KUWAITI KALEIDESCOPE: May Day 2008, Elections, and other Insights
By Kevin Anthony Stoda, notes from Kuwait
As dockworkers in both the USA and in Iraq struck for a few hours on May1 against the ongoing Iraq War, Kuwaiti witnessed May Day demonstrations, too. However, these strikes for workers' rights in Kuwait were carried out by foreign laborers in a land that has been rife in non-payments to thousands of laborers-i.e. laborers who keep the city clean, help run families of wealthy Kuwaitis, and keep their businesses running every day.

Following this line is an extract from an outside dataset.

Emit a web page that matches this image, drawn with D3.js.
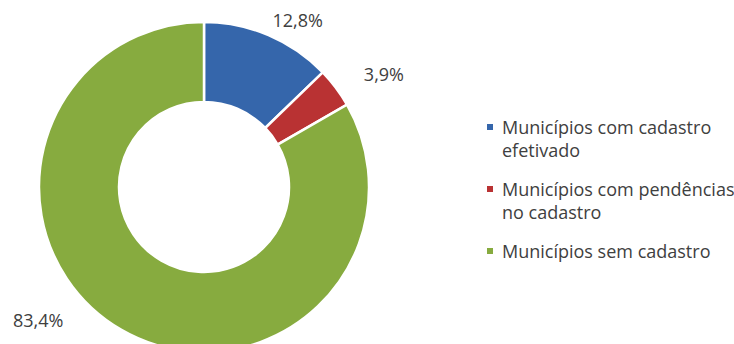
<!DOCTYPE html>
<html>
<head>
<meta charset="utf-8">
<script src="https://cdn.jsdelivr.net/npm/d3@7/dist/d3.min.js"></script>
<style>
  html, body { margin: 0; padding: 0; background: #ffffff; }
  svg { display: block; }
  text { font-family: "Open Sans", "Liberation Sans", sans-serif; fill: #404040; }
</style>
</head>
<body>
<svg id="chart" width="734" height="344"></svg>
<script>
// Situação do cadastro dos municípios (%)
const categories = [
  "Municípios com cadastro efetivado",
  "Municípios com pendências no cadastro",
  "Municípios sem cadastro"
];
const values = [12.8, 3.9, 83.4];
const valueLabels = ["12,8%", "3,9%", "83,4%"];
const colors = ["#3566ab", "#b93233", "#87ab3f"];

const svg = d3.select("#chart");
const width = 734, height = 344;

const cx = 204, cy = 187;
const outerR = 165, innerR = 85;

const color = d3.scaleOrdinal().domain(categories).range(colors);

const pie = d3.pie().sort(null).value(d => d.value);
const arcs = pie(categories.map((c, i) => ({ name: c, value: values[i], label: valueLabels[i] })));

const arc = d3.arc().innerRadius(innerR).outerRadius(outerR);

const g = svg.append("g").attr("transform", `translate(${cx},${cy})`);

g.selectAll("path.slice")
  .data(arcs)
  .join("path")
  .attr("class", "slice")
  .attr("d", arc)
  .attr("fill", d => color(d.data.name))
  .attr("stroke", "#ffffff")
  .attr("stroke-width", 2.5)
  .attr("stroke-linejoin", "miter");

// Data labels sit just outside the ring at each slice's middle angle,
// nudged the way the spreadsheet "best fit" placement puts them.
const labelArc = d3.arc().innerRadius(outerR + 10).outerRadius(outerR + 10);
const labelNudge = [
  { dx: 0, dy: 1, anchor: "start" },
  { dx: 20, dy: -1, anchor: "start" },
  { dx: -53, dy: -12, anchor: "end" }
];

g.selectAll("text.value")
  .data(arcs)
  .join("text")
  .attr("class", "value")
  .attr("x", (d, i) => labelArc.centroid(d)[0] + labelNudge[i].dx)
  .attr("y", (d, i) => labelArc.centroid(d)[1] + labelNudge[i].dy)
  .attr("text-anchor", (d, i) => labelNudge[i].anchor)
  .style("font-size", "18px")
  .text(d => d.data.label);

// Legend with wrapped entries
const legendX = 487, legendTop = 134;
const lineH = 23, itemGap = 16, maxTextW = 240;
const legend = svg.append("g");

let y = legendTop;
categories.forEach((name, i) => {
  const item = legend.append("g");
  const t = item.append("text")
    .attr("x", legendX + 15)
    .attr("y", y)
    .style("font-size", "18px");

  const words = name.split(" ");
  let line = [];
  let tspan = t.append("tspan").attr("x", legendX + 15).attr("y", y);
  let lines = 1;
  words.forEach(w => {
    line.push(w);
    tspan.text(line.join(" "));
    if (tspan.node().getComputedTextLength() > maxTextW && line.length > 1) {
      line.pop();
      tspan.text(line.join(" "));
      line = [w];
      tspan = t.append("tspan")
        .attr("x", legendX + 15)
        .attr("y", y + lines * lineH)
        .text(w);
      lines += 1;
    }
  });

  item.append("rect")
    .attr("x", legendX)
    .attr("y", y - 10)
    .attr("width", 6)
    .attr("height", 6)
    .attr("fill", colors[i]);

  y += lines * lineH + itemGap;
});
</script>
</body>
</html>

The May 2, 2008 FRIDAY TIMES front page story and headline focused on the unfair treatment and lack of pay for hundreds of Bangladeshi cleaners, who have not been paid for many months. Meanwhile, their contractor and the Kuwait government ministries have allowed hundreds of these laborers to find that their expired visas and Civil I.Ds have been expired since 2008. This situation puts them all in jeopardy of arrest. Nonetheless, these laborers chose May Day to once again protest publicly.
These (mostly female) cleaners had protested earlier in the week, too, in front of the Ministry of Education, and that ministry had paid their firm immediately the back-pay through March 2008.
Having still not received that pay from their contractors, these Bangladeshi protesters on May 1 once again peacefully protested and held a sit in at the entrance to the Kuwait Society of Human Rights (KSHR).
Journalist Naware Fattahova notes, "Laborers in Kuwait, however, have limited rights and often face difficulty in ensuring their salaries are paid on time and their residencies kept current."
She adds, "The Bangledeshi workers, for instance, work from 4:30am to 2:00pm, and they receive KD 19 [appx. US$73] per month. A few work from 4:30am up to midnight, and receive KD 30 [appx. US$110] per month, earning about 700 fils [about $2.35] per day."